A prohibition era for hemp in the U.S. began in the 1930s with regulatory changes that conflated industrial hemp with psychoactive cannabis varieties, leading to the Marihuana Tax Act of 1937. That, coupled with the introduction of synthetic fibers and other political factors, led to a major decline in hemp production, despite a brief resurgence during World War II for the war effort, as highlighted in a “Hemp for Victory” campaign.
The 2014 Farm Bill was a turning point for the fiber, which allowed for state-regulated hemp research programs. Previous restrictions under the Controlled Substances Act of 1970 had lumped hemp together with other forms of cannabis without differentiation based on THC content, according to the National Agricultural Law Center.
‘The U.S. needs to catch up’
A Brookings report notes that the 2018 Farm Bill further solidified hemp’s legal status, removing it from the list of controlled substances and classifying it as an agricultural commodity with some restrictions, treating “hemp farmers like other farmers.” The legislation, supported by figures like Senate Majority Leader Mitch McConnell, distinguished hemp from other cannabis plants by its low THC content and opened the door for more widespread cultivation and research.
The legislative saga continues: In 2023 there was expectation for the introduction of a new Farm Bill—S.980 – Industrial Hemp Act of 2023—by the federal government that might clarify or close the regulatory gap concerning psychoactive hemp derivatives, an unintended consequence of the 2018 Farm Bill. But in November 2023, President Biden decided to extend the provisions of the 2018 Farm Bill until September 30, 2024.
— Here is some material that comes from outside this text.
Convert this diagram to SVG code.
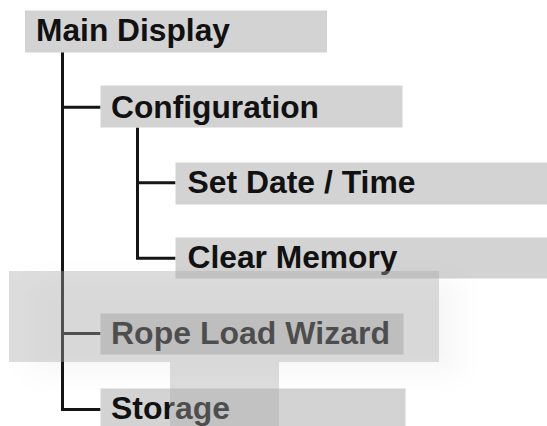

While published reports on current and future market size projections vary, Panda has noted that industrial hemp will play a “leading role in monumental transformation of numerous industries such as farming, textiles, construction, paper and bio-plastics.” On its website, the company notes “almost everything that you can make with cotton, soy, flax or corn can be made with industrial hemp, but with significantly less impact on the Earth.”
Panda also said that “governments around the world have realized that this valuable crop is not a threat and have encouraged widespread planting of industrial hemp,” pointing to China’s global lead in hemp textiles and pioneering efforts in industrial applications in Europe. “The U.S. needs to catch up,” Panda added on its website.